A promulgação da Lei n.º 13.869, de 2019, trouxe um novo marco para o debate sobre abuso de autoridade no Brasil, especialmente em um contexto pós-Lava Jato, onde o combate à corrupção gerou discussões sobre os limites da atuação das autoridades. Embora essa lei não se aplique diretamente ao contexto militar, os princípios que ela estabelece influenciam o entendimento e a aplicação das normas do Código Penal Militar.
A aplicação dessas normas no ambiente militar apresenta desafios únicos. A hierarquia rígida e a necessidade de disciplina são essenciais para a eficácia operacional das Forças Armadas, mas essas mesmas características podem, em alguns casos, levar a abusos de autoridade. O Código Penal Militar procura estabelecer um equilíbrio entre a manutenção da ordem e a proteção dos direitos individuais dos militares.
A judicialização dessas questões não é incomum. Entidades de classe ligadas ao Ministério Público e à magistratura argumentam que normas vagamente definidas podem criminalizar a atuação funcional de seus associados e ferir a independência e autonomia desses servidores. No ambiente militar, essa preocupação é ainda mais acentuada, dado o impacto que qualquer percepção de abuso de autoridade pode ter sobre a moral e a disciplina das tropas.
A interpretação e a aplicação cuidadosa do Código Penal Militar são essenciais para garantir que ele cumpra seu objetivo de prevenir abusos sem comprometer a funcionalidade e a eficácia das instituições militares. A aplicação do artigo 38, por exemplo, deve levar em conta a necessidade de os militares obedecerem a ordens superiores, ao mesmo tempo que assegura que essas ordens não violem os direitos fundamentais.

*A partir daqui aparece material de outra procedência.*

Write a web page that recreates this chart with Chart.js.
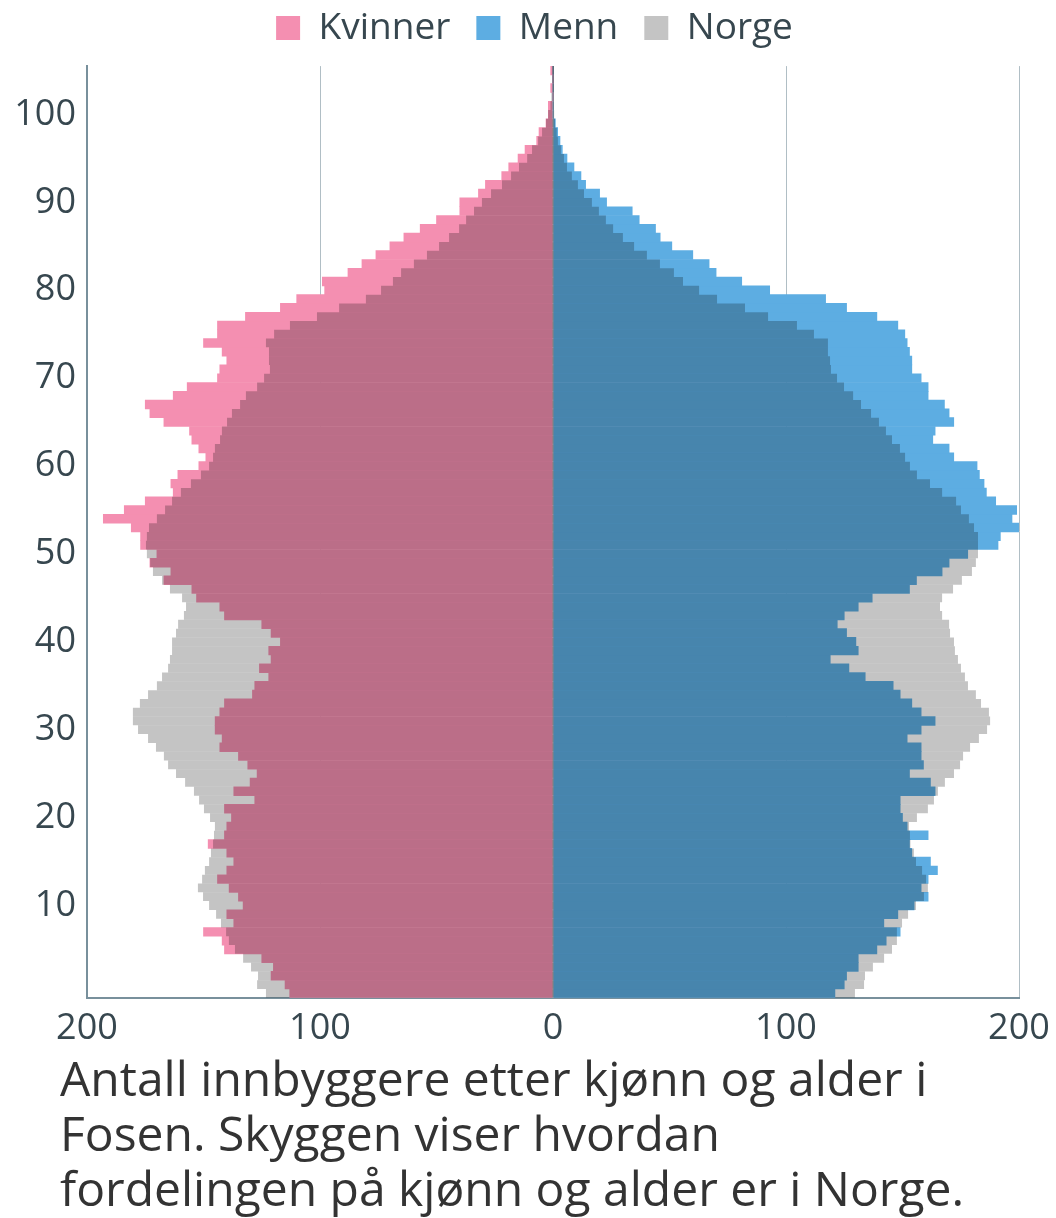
<!DOCTYPE html>
<html lang="no">
<head>
<meta charset="utf-8">
<title>Antall innbyggere etter kjønn og alder i Fosen</title>
<script src="https://cdn.jsdelivr.net/npm/chart.js@4.4.1/dist/chart.umd.min.js"></script>
<style>
  html, body { margin: 0; padding: 0; background: #fff; }
  #wrap { position: relative; width: 1056px; height: 1218px; }
  #chartBox { position: absolute; left: 0; top: 0; width: 1056px; height: 1059px; }
  #caption {
    position: absolute; left: 60px; top: 1050px; margin: 0;
    font-family: 'Open Sans', sans-serif; font-size: 48px; line-height: 55px;
    color: #333333; white-space: nowrap;
  }
</style>
</head>
<body>
<div id="wrap">
  <div id="chartBox"><canvas id="pyramid"></canvas></div>
  <p id="caption"></p>
</div>
<script>
// alder 0..105 (ett år per stolpe)
const ages = Array.from({ length: 106 }, (_, i) => i);

// Fosen, antall kvinner per alder
const kvinner = [
  113, 115, 121, 120, 125, 141, 142, 150, 137, 140,
  133, 135, 139, 144, 140, 137, 140, 148, 141, 140,
  138, 141, 128, 137, 130, 127, 131, 135, 143, 142,
  145, 145, 143, 141, 129, 128, 122, 126, 121, 122,
  117, 121, 125, 141, 143, 153, 155, 167, 164, 173,
  170, 177, 177, 181, 193, 184, 175, 163, 164, 161,
  152, 149, 152, 155, 156, 167, 173, 175, 163, 157,
  144, 143, 140, 142, 150, 144, 144, 132, 117, 110,
  98, 99, 88, 82, 76, 70, 64, 57, 50, 40,
  40, 32, 29, 22, 19, 15, 12, 7, 6, 3,
  2, 2, 0, 1, 0, 1
];

// Fosen, antall menn per alder
const menn = [
  121, 125, 126, 131, 131, 139, 143, 149, 142, 148,
  155, 161, 158, 161, 165, 162, 154, 153, 161, 152,
  150, 149, 149, 164, 162, 153, 159, 158, 158, 152,
  158, 164, 158, 154, 149, 146, 134, 127, 119, 131,
  130, 126, 122, 125, 131, 137, 153, 156, 167, 170,
  178, 191, 192, 200, 197, 199, 190, 186, 185, 183,
  182, 172, 170, 163, 164, 172, 170, 168, 161, 161,
  158, 154, 154, 153, 152, 151, 148, 139, 126, 117,
  93, 81, 70, 67, 60, 51, 46, 44, 37, 34,
  23, 20, 14, 12, 9, 6, 4, 3, 2, 1,
  0, 0, 0, 0, 0, 0
];

// Norge, skalert til samme folketall (skygge)
const norgeKvinner = [
  123.2, 127.0, 126.6, 129.6, 133.0, 136.5, 139.1, 140.3, 142.5, 144.6,
  147.6, 150.2, 152.4, 150.6, 149.4, 147.6, 146.8, 145.9, 145.5, 145.1,
  147.2, 149.8, 151.9, 154.1, 157.9, 161.8, 165.2, 167.0, 170.4, 173.8,
  178.1, 180.3, 180.3, 177.3, 173.8, 170.0, 167.8, 165.2, 164.4, 163.5,
  163.5, 161.8, 160.9, 158.4, 157.5, 159.2, 164.4, 167.8, 171.7, 172.9,
  174.3, 174.7, 174.3, 173.4, 170.0, 166.5, 163.5, 159.7, 155.4, 151.1,
  147.6, 145.9, 145.1, 142.9, 142.1, 139.9, 137.8, 134.3, 131.8, 127.0,
  124.0, 121.5, 121.9, 121.9, 123.2, 119.7, 112.9, 101.3, 91.8, 80.3,
  73.8, 68.7, 65.2, 59.7, 54.1, 48.9, 44.6, 40.3, 37.3, 33.9,
  30.5, 26.6, 21.9, 18.0, 14.6, 11.1, 9.0, 6.4, 4.7, 3.0,
  2.1, 1.1, 0.7, 0.4, 0.3, 0.2
];

const norgeMenn = [
  129.6, 133.5, 133.9, 137.3, 142.1, 145.5, 147.6, 147.6, 149.8, 152.4,
  155.8, 159.2, 160.9, 160.1, 158.4, 155.8, 154.9, 153.4, 153.2, 152.8,
  156.2, 160.9, 163.5, 165.2, 168.2, 172.1, 174.7, 176.0, 179.0, 182.8,
  186.3, 187.6, 187.1, 183.7, 181.5, 178.1, 176.8, 175.1, 173.8, 172.5,
  172.1, 170.4, 170.0, 167.0, 166.1, 167.0, 171.7, 175.5, 179.8, 181.5,
  182.4, 182.4, 182.4, 180.7, 178.5, 175.1, 173.0, 167.0, 161.8, 156.2,
  153.2, 151.1, 148.9, 145.5, 142.9, 139.9, 136.5, 132.2, 128.8, 124.9,
  121.9, 119.3, 118.9, 118.0, 118.0, 112.0, 104.7, 92.3, 82.4, 70.4,
  62.7, 55.8, 51.9, 45.9, 40.3, 34.8, 30.0, 25.8, 22.7, 19.7,
  16.7, 13.3, 10.7, 8.1, 6.0, 4.7, 3.4, 2.1, 1.6, 0.9,
  0.5, 0.4, 0.3, 0.2, 0.1, 0.1
];

const xTicks = [-200, -100, 0, 100, 200];
const caption = [
  'Antall innbyggere etter kjønn og alder i',
  'Fosen. Skyggen viser hvordan',
  'fordelingen på kjønn og alder er i Norge.'
];

const pink = '#f48fb1';
const blue = '#5dade2';
const shadow = 'rgba(0,0,0,0.23)';
const textColor = '#37474f';

document.getElementById('caption').innerHTML = caption.join('<br>');

const bar = { grouped: false, barPercentage: 1, categoryPercentage: 1, borderWidth: 0 };

// flytt forklaringen litt mot høyre, slik at den står over plottet
const legendShift = {
  id: 'legendShift',
  afterLayout(chart) {
    chart.legend.left += 25;
    chart.legend.right += 25;
  },
};

new Chart(document.getElementById('pyramid'), {
  type: 'bar',
  data: {
    labels: ages,
    datasets: [
      { ...bar, label: 'Kvinner', data: kvinner.map(v => -v), backgroundColor: pink, order: 2 },
      { ...bar, label: 'Menn', data: menn, backgroundColor: blue, order: 2 },
      { ...bar, label: 'Norge', data: norgeKvinner.map(v => -v), backgroundColor: shadow, order: 1, inflateAmount: 0 },
      { ...bar, label: 'Norge', data: norgeMenn, backgroundColor: shadow, order: 1, inflateAmount: 0 },
    ],
  },
  plugins: [legendShift],
  options: {
    indexAxis: 'y',
    responsive: true,
    maintainAspectRatio: false,
    animation: false,
    layout: { padding: { left: 0, right: 37, top: -16.5, bottom: 0 } },
    scales: {
      x: {
        min: -200,
        max: 200,
        afterBuildTicks: (scale) => { scale.ticks = xTicks.map(v => ({ value: v })); },
        afterFit: (scale) => { scale.paddingLeft = 0; scale.paddingRight = 0; },
        ticks: {
          callback: (v) => Math.abs(v),
          color: textColor,
          font: { family: 'Open Sans', size: 36 },
          padding: 9,
          maxRotation: 0,
        },
        grid: {
          color: (c) => (c.tick && c.tick.value === 0 ? '#707070' : '#b0bec5'),
          lineWidth: (c) => (c.tick && c.tick.value === 0 ? 2 : 1),
          drawTicks: false,
        },
        border: { color: '#78909c', width: 2 },
      },
      y: {
        reverse: true,
        afterFit: (scale) => { scale.width = 87; },
        ticks: {
          autoSkip: false,
          callback: (v) => (ages[v] % 10 === 0 && ages[v] > 0 ? ages[v] : ''),
          color: textColor,
          font: { family: 'Open Sans', size: 36 },
          padding: 11,
        },
        grid: { display: false, drawTicks: false },
        border: { color: '#78909c', width: 2 },
      },
    },
    plugins: {
      tooltip: { enabled: false },
      legend: {
        position: 'top',
        labels: {
          boxWidth: 24,
          boxHeight: 24,
          padding: 26,
          color: textColor,
          font: { family: 'Open Sans', size: 37 },
          filter: (item) => item.datasetIndex !== 3,
          sort: (a, b) => a.datasetIndex - b.datasetIndex,
        },
      },
      // tom luke mellom forklaring og plottet
      subtitle: {
        display: true,
        position: 'top',
        weight: 500,
        text: '',
        font: { size: 8, lineHeight: 1.2 },
        padding: 0,
      },
      title: { display: false },
    },
  },
});
</script>
</body>
</html>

A reação dos militares às normas de abuso de autoridade pode variar. Por um lado, há um reconhecimento da necessidade de prevenir abusos e proteger os direitos dos militares. Por outro lado, existe uma preocupação de que essas normas possam ser utilizadas para minar a autoridade necessária para o comando e a operação eficaz das forças armadas.
Em conclusão, a legislação sobre abuso de autoridade no contexto militar, especialmente através do Código Penal Militar, é vital para equilibrar a necessidade de manter a ordem e a disciplina com a proteção dos direitos dos subordinados. A interpretação e aplicação dessas normas devem ser feitas com cuidado para garantir que os objetivos de prevenção de abusos e manutenção da eficácia operacional das Forças Armadas sejam alcançados de forma harmoniosa.
Dicas para Registrar uma Situação de Abuso de Autoridade
1. Gravação de Áudio e Vídeo: Sempre que possível, registre os abusos por meio de gravações de áudio ou vídeo. Mesmo que de forma velada, esses registros podem ser fundamentais como provas.
2. Anotações Detalhadas: Mantenha um diário detalhado das ocorrências, incluindo datas, horários, locais e a descrição dos eventos e das pessoas envolvidas.
3. Testemunhas: Identifique e, se possível, obtenha declarações de testemunhas que possam corroborar sua versão dos fatos.
4. Imediatamente Contate um Advogado: Assim que possível, procure orientação jurídica. Um advogado especializado pode fornecer as diretrizes corretas para garantir que seus direitos sejam protegidos.
5. Relato ao Superior Hierárquico: Nunca relate diretamente ao superior que está perpetrando o abuso. Procure outro militar de igual posto hierárquico ao do perpetrador para que ele possa oferecer o suporte necessário e os fatos possam ser reportados formalmente.
Tomar essas medidas pode ser crucial para assegurar que os abusos sejam corretamente documentados e que as devidas providências sejam tomadas para proteger seus direitos e a integridade das Forças Armadas.
A partir de tal documentação, com a instauração de uma sindicância ou de uma denúncia formal ao Ministério Público Militar, ações que visam a reparação cível dos danos sofridos(danos morais), podem facilmente serem processadas e gerar uma indenização ao militar que sofreu o abuso e a violência.